EDITOR’S DESK: Missing the ‘steak holders’
Judging by the smallish turnout at the first “stakeholder” meeting for the “Westside Avenue Action Plan” Aug. 6, a number of folks who might have participated were instead being “steak holders” (i.e., barbecuing). Well, it's your call, of course. On a balmy summer evening, if given the choice between one,
grilling/chilling in the great outdoors or two, submitting to hours of facilitator-driven discussion with special-interest advocates and government officials, I suppose most of us would readily choose number one.

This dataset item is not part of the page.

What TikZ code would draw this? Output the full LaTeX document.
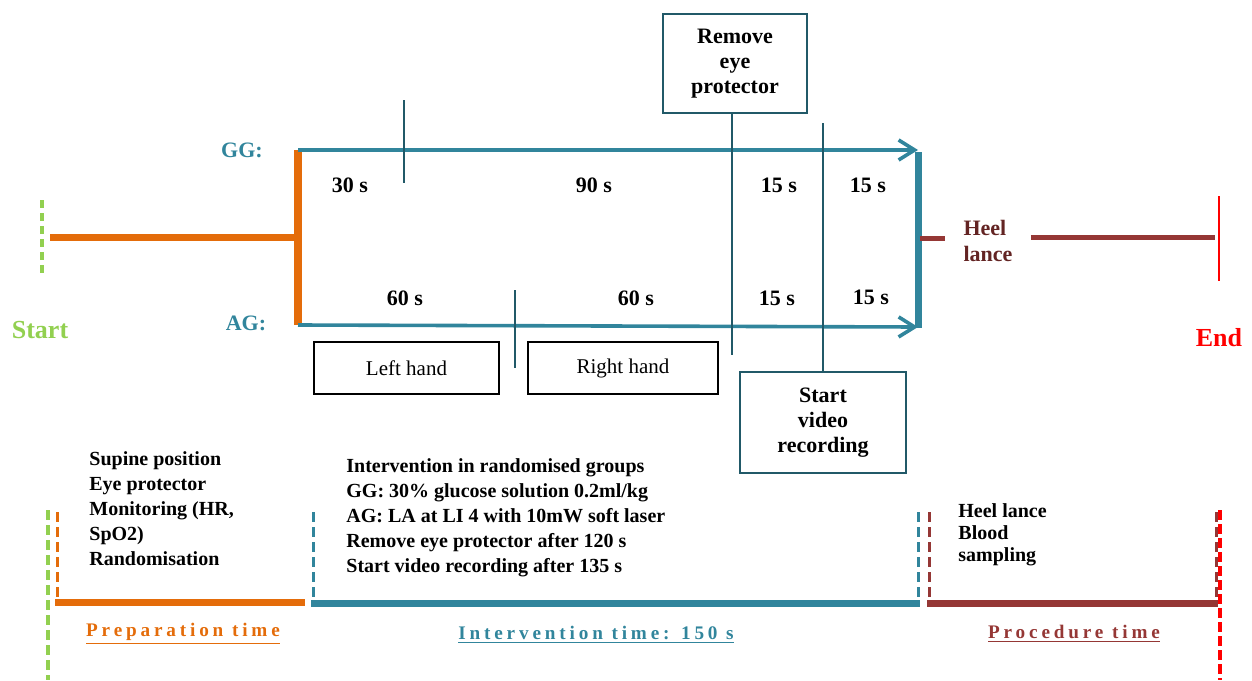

But let's look at this another way. Those of you who may have disdained attending that meeting - and perhaps will disdain others as this $300,000 study runs its 10-month course - will eventually have to deal with the consequences of decisions made by others. Because the idea is for this study to be used as direction for major reconstruction along the avenue west of 31st Street. If you know something that's being overlooked, this is the time to say so. Or at the very least to come and listen and from that to assist in shaping alternate views.
For my part, I'm already perplexed about some aspects of this study. For instance, the naming thing. On the one hand, the consultants announced (without public input) that homing in on a better name than "No Man's Land" would not be part of the effort. Then on their own they dubbed the study the "Westside Avenue Action Plan," when everybody knows the full avenue covers a much larger swath. So it's confusing. They also decided (again on their own) not to seek answers on annexation, when multi-jurisdictionality is the culprit for many of the problems. Moreover, the consutants seemed ignorant of a study six years ago that declared that same area blighted. A pretty key oversight, considering the urban renewal implications.
Anyway, it's your call, steak holders. A little pain now? Or a lot of pain in years to come?